Research Project
Grant-in-Aid for Scientific Research on Priority Areas
土壌や地下水の汚染物質として問題視されている有機塩素化合物の無害化効率を向上させることを目的に実験を行った。まず、気相中におけるトリクロロエチレンの光触媒分解においては2つの方法により無害化効率を向上できた。1)副生成物の2次的な処理副生成物として、ジクロロ酢酸、ホスゲン、クロロホルムが生成した。このうちジクロロ酢酸は酸化チタン表面に蓄積するが、水蒸気を含む空気を流して光照射することにより、ホスゲンと二酸化炭素に分解できた。反応後のガスに含まれるホスゲンはアルカリ性の水溶液に通すことで除去できた。一方、クロロホルムは十分な接触時間をとることで、酸化チタン上において二酸化炭素へ完全に分解できた。

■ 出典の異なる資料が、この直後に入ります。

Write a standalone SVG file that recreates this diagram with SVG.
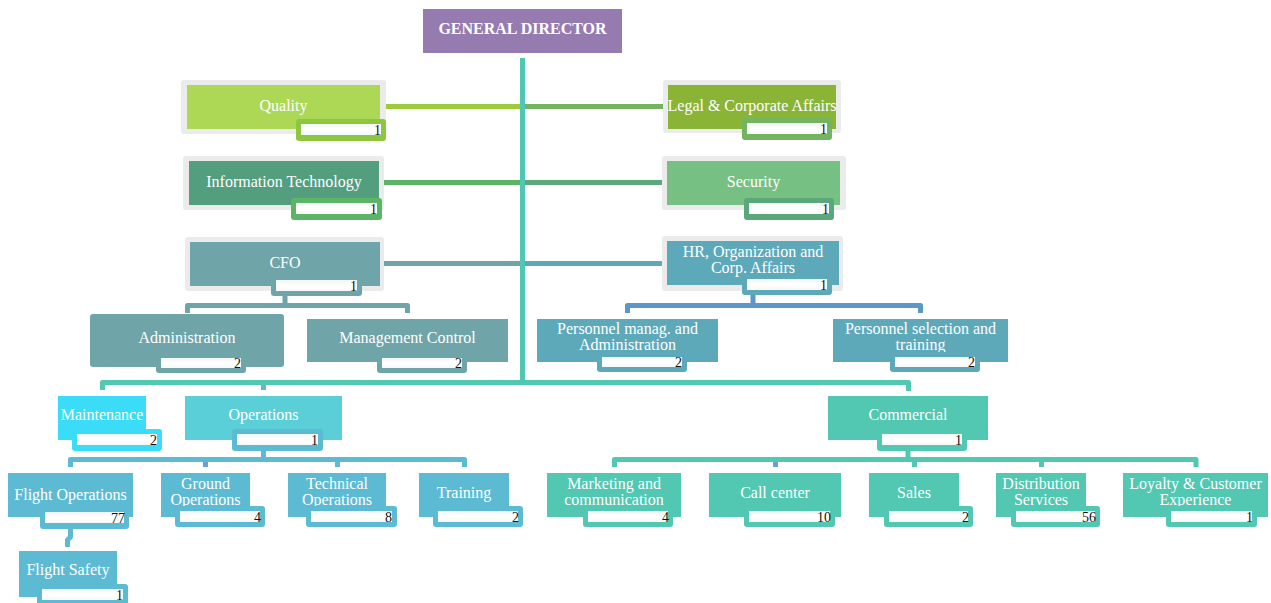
<svg xmlns="http://www.w3.org/2000/svg" width="1271" height="603" viewBox="0 0 1271 603">
  <defs>
    <linearGradient id="badgeFill" x1="0" y1="0" x2="0" y2="1">
      <stop offset="0" stop-color="#f2f6f5"/>
      <stop offset="0.5" stop-color="#ffffff"/>
      <stop offset="1" stop-color="#f6f9f8"/>
    </linearGradient>
  </defs>
  <style>
    .frame { fill: #ebebeb; }
    .label { font-family: "Liberation Serif", "Times New Roman", serif; font-size: 16px; fill: #ffffff; text-anchor: middle; }
    .title { font-family: "Liberation Serif", "Times New Roman", serif; font-size: 16px; font-weight: bold; fill: #ffffff; text-anchor: middle; }
    .count { font-family: "Liberation Serif", "Times New Roman", serif; font-size: 14px; fill: #111111; text-anchor: end; }
    .inner { fill: url(#badgeFill); }
    .line { fill: none; stroke-width: 5; stroke-linejoin: round; }
  </style>

  <rect width="1271" height="603" fill="#ffffff"/>

  <!-- connectors -->
  <g id="connectors">
    <line class="line" x1="386" y1="106.5" x2="522" y2="106.5" stroke="#9dcb3b"/>
    <line class="line" x1="522" y1="106.5" x2="663" y2="106.5" stroke="#74b360"/>
    <line class="line" x1="384" y1="182.5" x2="522" y2="182.5" stroke="#5cb566"/>
    <line class="line" x1="522" y1="182.5" x2="662" y2="182.5" stroke="#5aa87b"/>
    <line class="line" x1="384" y1="263.5" x2="522" y2="263.5" stroke="#6fa5a8"/>
    <line class="line" x1="522" y1="263.5" x2="662" y2="263.5" stroke="#5da9b9"/>
    <!-- CFO branch -->
    <path class="line" d="M285 295 V305.5 M187.5 313 V305.5 H407.5 V313" stroke="#6fa5a8"/>
    <!-- HR branch -->
    <path class="line" d="M753 294 V305.5 M627.5 313 V305.5 H920.5 V313" stroke="#5b97c8"/>
    <!-- main lower bar -->
    <path class="line" d="M102.5 390 V382.5 H908.5 V391" stroke="#52c7b1"/>
    <line class="line" x1="263.5" y1="385" x2="263.5" y2="390" stroke="#6ab0d8"/>
    <!-- Operations branch -->
    <path class="line" d="M263.5 450 V459.5 M70.5 467 V459.5 H464.5 V467 M337.5 459.5 V467" stroke="#5cbbd3"/>
    <line class="line" x1="205.5" y1="462" x2="205.5" y2="467" stroke="#6a9fd8"/>
    <path class="line" d="M70.5 528 V537 L67.5 540 V547" stroke="#5cbbd3"/>
    <!-- Commercial branch -->
    <path class="line" d="M908 450 V459.5 M614.5 467 V459.5 H1196 V467 M914.5 459.5 V467 M1041.5 459.5 V467" stroke="#52c7b1"/>
    <line class="line" x1="775.5" y1="462" x2="775.5" y2="467" stroke="#6a9fd8"/>
    <!-- central trunk -->
    <line class="line" x1="522.5" y1="58" x2="522.5" y2="385" stroke="#4fc7b1"/>
  </g>

  <g id="general-director">
    <rect x="423" y="9" width="199" height="44" fill="#967bb0"/>
    <text class="title" x="522.5" y="34">GENERAL DIRECTOR</text>
  </g>

  <g id="quality">
    <rect class="frame" x="181" y="80" width="205" height="54" rx="3"/>
    <rect x="187" y="85" width="193" height="44" fill="#add856"/>
    <text class="label" x="283.5" y="111">Quality</text>
    <rect x="296" y="119" width="90" height="22" rx="3" fill="#8dc63f"/>
    <rect class="inner" x="301" y="124" width="80" height="11"/>
    <text class="count" x="381" y="135">1</text>
  </g>

  <g id="legal">
    <rect class="frame" x="663" y="80" width="178" height="53" rx="3"/>
    <rect x="668" y="85" width="168" height="44" fill="#8ab436"/>
    <text class="label" x="752" y="111">Legal &amp; Corporate Affairs</text>
    <rect x="742" y="118" width="90" height="22" rx="3" fill="#74b45f"/>
    <rect class="inner" x="747" y="123" width="80" height="11"/>
    <text class="count" x="827" y="134">1</text>
  </g>

  <g id="information-technology">
    <rect class="frame" x="183" y="156" width="201" height="54" rx="3"/>
    <rect x="189" y="161" width="190" height="44" fill="#529e7f"/>
    <text class="label" x="284" y="187">Information Technology</text>
    <rect x="291" y="198" width="91" height="22" rx="3" fill="#5cb566"/>
    <rect class="inner" x="296" y="203" width="81" height="11"/>
    <text class="count" x="377" y="214">1</text>
  </g>

  <g id="security">
    <rect class="frame" x="662" y="156" width="184" height="54" rx="3"/>
    <rect x="667" y="161" width="173" height="44" fill="#77c084"/>
    <text class="label" x="753.5" y="187">Security</text>
    <rect x="744" y="198" width="90" height="22" rx="3" fill="#5aa77b"/>
    <rect class="inner" x="749" y="203" width="80" height="11"/>
    <text class="count" x="829" y="214">1</text>
  </g>

  <g id="cfo">
    <rect class="frame" x="185" y="237" width="199" height="54" rx="3"/>
    <rect x="190" y="242" width="190" height="44" fill="#6fa5a8"/>
    <text class="label" x="285" y="268">CFO</text>
    <rect x="271" y="275" width="91" height="21" rx="3" fill="#6fa5a8"/>
    <rect class="inner" x="276" y="280" width="81" height="11"/>
    <text class="count" x="357" y="291">1</text>
  </g>

  <g id="hr">
    <rect class="frame" x="662" y="236" width="181" height="55" rx="3"/>
    <rect x="667" y="241" width="172" height="44" fill="#5da9b9"/>
    <text class="label" x="753" y="257">HR, Organization and</text>
    <text class="label" x="753" y="273">Corp. Affairs</text>
    <rect x="742" y="274" width="90" height="21" rx="3" fill="#5da9b9"/>
    <rect class="inner" x="747" y="279" width="80" height="11"/>
    <text class="count" x="827" y="290">1</text>
  </g>

  <g id="administration">
    <rect x="90" y="314" width="194" height="53" rx="3" fill="#6fa5a8"/>
    <text class="label" x="187" y="343">Administration</text>
    <rect x="156" y="353" width="90" height="20" rx="3" fill="#6fa5a8"/>
    <rect class="inner" x="161" y="358" width="80" height="10"/>
    <text class="count" x="241" y="368">2</text>
  </g>

  <g id="management-control">
    <rect x="307" y="319" width="201" height="43" fill="#6fa5a8"/>
    <text class="label" x="407.5" y="343">Management Control</text>
    <rect x="377" y="353" width="90" height="20" rx="3" fill="#6fa5a8"/>
    <rect class="inner" x="382" y="358" width="80" height="10"/>
    <text class="count" x="462" y="368">2</text>
  </g>

  <g id="personnel-administration">
    <rect x="537" y="319" width="181" height="43" fill="#5da9b9"/>
    <text class="label" x="627.5" y="334">Personnel manag. and</text>
    <text class="label" x="627.5" y="350">Administration</text>
    <rect x="597" y="352" width="90" height="20" rx="3" fill="#5da9b9"/>
    <rect class="inner" x="602" y="357" width="80" height="10"/>
    <text class="count" x="682" y="367">2</text>
  </g>

  <g id="personnel-selection">
    <rect x="833" y="319" width="175" height="43" fill="#5da9b9"/>
    <text class="label" x="920.5" y="334">Personnel selection and</text>
    <text class="label" x="920.5" y="350">training</text>
    <rect x="890" y="352" width="90" height="20" rx="3" fill="#5da9b9"/>
    <rect class="inner" x="895" y="357" width="80" height="10"/>
    <text class="count" x="975" y="367">2</text>
  </g>

  <g id="maintenance">
    <rect x="58" y="396" width="88" height="44" fill="#3adcf8"/>
    <text class="label" x="102" y="420">Maintenance</text>
    <rect x="72" y="429" width="90" height="22" rx="3" fill="#3adcf8"/>
    <rect class="inner" x="77" y="434" width="80" height="11"/>
    <text class="count" x="157" y="445">2</text>
  </g>

  <g id="operations">
    <rect x="185" y="396" width="157" height="44" fill="#5acfd7"/>
    <text class="label" x="263.5" y="420">Operations</text>
    <rect x="232" y="429" width="91" height="22" rx="3" fill="#5cbbd3"/>
    <rect class="inner" x="237" y="434" width="81" height="11"/>
    <text class="count" x="318" y="445">1</text>
  </g>

  <g id="commercial">
    <rect x="828" y="396" width="160" height="44" fill="#52c7b1"/>
    <text class="label" x="908" y="420">Commercial</text>
    <rect x="877" y="429" width="90" height="22" rx="3" fill="#52c7b1"/>
    <rect class="inner" x="882" y="434" width="80" height="11"/>
    <text class="count" x="962" y="445">1</text>
  </g>

  <g id="flight-operations">
    <rect x="8" y="473" width="125" height="44" fill="#5cbbd3"/>
    <text class="label" x="70.5" y="500">Flight Operations</text>
    <rect x="40" y="507" width="89" height="22" rx="3" fill="#5cbbd3"/>
    <rect class="inner" x="45" y="512" width="79" height="11"/>
    <text class="count" x="125" y="523">77</text>
  </g>

  <g id="ground-operations">
    <rect x="161" y="473" width="89" height="44" fill="#5cbbd3"/>
    <text class="label" x="205.5" y="489">Ground</text>
    <text class="label" x="205.5" y="505">Operations</text>
    <rect x="175" y="506" width="90" height="21" rx="3" fill="#5cbbd3"/>
    <rect class="inner" x="180" y="511" width="80" height="11"/>
    <text class="count" x="261" y="522">4</text>
  </g>

  <g id="technical-operations">
    <rect x="288" y="473" width="98" height="44" fill="#5cbbd3"/>
    <text class="label" x="337" y="489">Technical</text>
    <text class="label" x="337" y="505">Operations</text>
    <rect x="306" y="506" width="91" height="21" rx="3" fill="#5cbbd3"/>
    <rect class="inner" x="311" y="511" width="81" height="11"/>
    <text class="count" x="392" y="522">8</text>
  </g>

  <g id="training">
    <rect x="419" y="473" width="90" height="44" fill="#5cbbd3"/>
    <text class="label" x="464" y="498">Training</text>
    <rect x="433" y="506" width="90" height="21" rx="3" fill="#5cbbd3"/>
    <rect class="inner" x="438" y="511" width="80" height="11"/>
    <text class="count" x="519" y="522">2</text>
  </g>

  <g id="flight-safety">
    <rect x="19" y="551" width="98" height="46" fill="#5cbbd3"/>
    <text class="label" x="68" y="575">Flight Safety</text>
    <rect x="37" y="584" width="91" height="22" rx="3" fill="#5cbbd3"/>
    <rect class="inner" x="42" y="589" width="81" height="11"/>
    <text class="count" x="123" y="600">1</text>
  </g>

  <g id="marketing">
    <rect x="547" y="473" width="134" height="44" fill="#52c7b1"/>
    <text class="label" x="614" y="489">Marketing and</text>
    <text class="label" x="614" y="505">communication</text>
    <rect x="583" y="506" width="90" height="21" rx="3" fill="#52c7b1"/>
    <rect class="inner" x="588" y="511" width="80" height="11"/>
    <text class="count" x="669" y="522">4</text>
  </g>

  <g id="call-center">
    <rect x="709" y="473" width="132" height="44" fill="#52c7b1"/>
    <text class="label" x="775" y="498">Call center</text>
    <rect x="744" y="506" width="91" height="21" rx="3" fill="#52c7b1"/>
    <rect class="inner" x="749" y="511" width="81" height="11"/>
    <text class="count" x="831" y="522">10</text>
  </g>

  <g id="sales">
    <rect x="869" y="473" width="90" height="44" fill="#52c7b1"/>
    <text class="label" x="914" y="498">Sales</text>
    <rect x="884" y="506" width="89" height="21" rx="3" fill="#52c7b1"/>
    <rect class="inner" x="889" y="511" width="79" height="11"/>
    <text class="count" x="969" y="522">2</text>
  </g>

  <g id="distribution">
    <rect x="996" y="473" width="90" height="44" fill="#52c7b1"/>
    <text class="label" x="1041" y="489">Distribution</text>
    <text class="label" x="1041" y="505">Services</text>
    <rect x="1011" y="506" width="89" height="21" rx="3" fill="#52c7b1"/>
    <rect class="inner" x="1016" y="511" width="79" height="11"/>
    <text class="count" x="1096" y="522">56</text>
  </g>

  <g id="loyalty">
    <rect x="1123" y="473" width="145" height="44" fill="#52c7b1"/>
    <text class="label" x="1195.5" y="489">Loyalty &amp; Customer</text>
    <text class="label" x="1195.5" y="505">Experience</text>
    <rect x="1166" y="506" width="91" height="21" rx="3" fill="#52c7b1"/>
    <rect class="inner" x="1171" y="511" width="81" height="11"/>
    <text class="count" x="1253" y="522">1</text>
  </g>
</svg>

ただし、クロロホルムの場合は生成した無機の塩素が触媒表面に蓄積するために、光照射時間の増加とともに触媒活性が著しく低下した。この低下を抑えるために、水酸化カルシウムを共存させることが有効であることを見出した。2)副生成物の生成を抑制する手法の確立:ゾル-ゲル法で作成した酸化チタンペレットを粉末に粉砕し、銅粉や水酸化カルシウム粉末と共存させると、これらが無機の塩素をトラップし、有害な副生成物の生成を抑制できることを見出した。さらに、水酸化カルシウムを表面につけたペレットを作成し、副生成物の生成抑制への効果について調べた。その結果、ペレットでも塩素がトラップされ、二酸化炭素への完全分解率が増加することを見出したが、副生成物の生成への抑制効果は粉末系の方が優れていることがわかった。一方、水系では、酸化チタン表面をシリル化して疎水性場を導入し、水中からのトリクロロエタンの吸着除去率を70%まで向上させることができた。しかし、疎水性が高すぎると酸化チタンの正孔により直接疎水性場が分解され、トリクロロエタンの光触媒分解効率が減少した。導入する疎水性部分の炭素含量と光触媒活性の関係を調べたところ、導入量は0.6C%以下の低濃度領域で実験することが必要であることがわかった。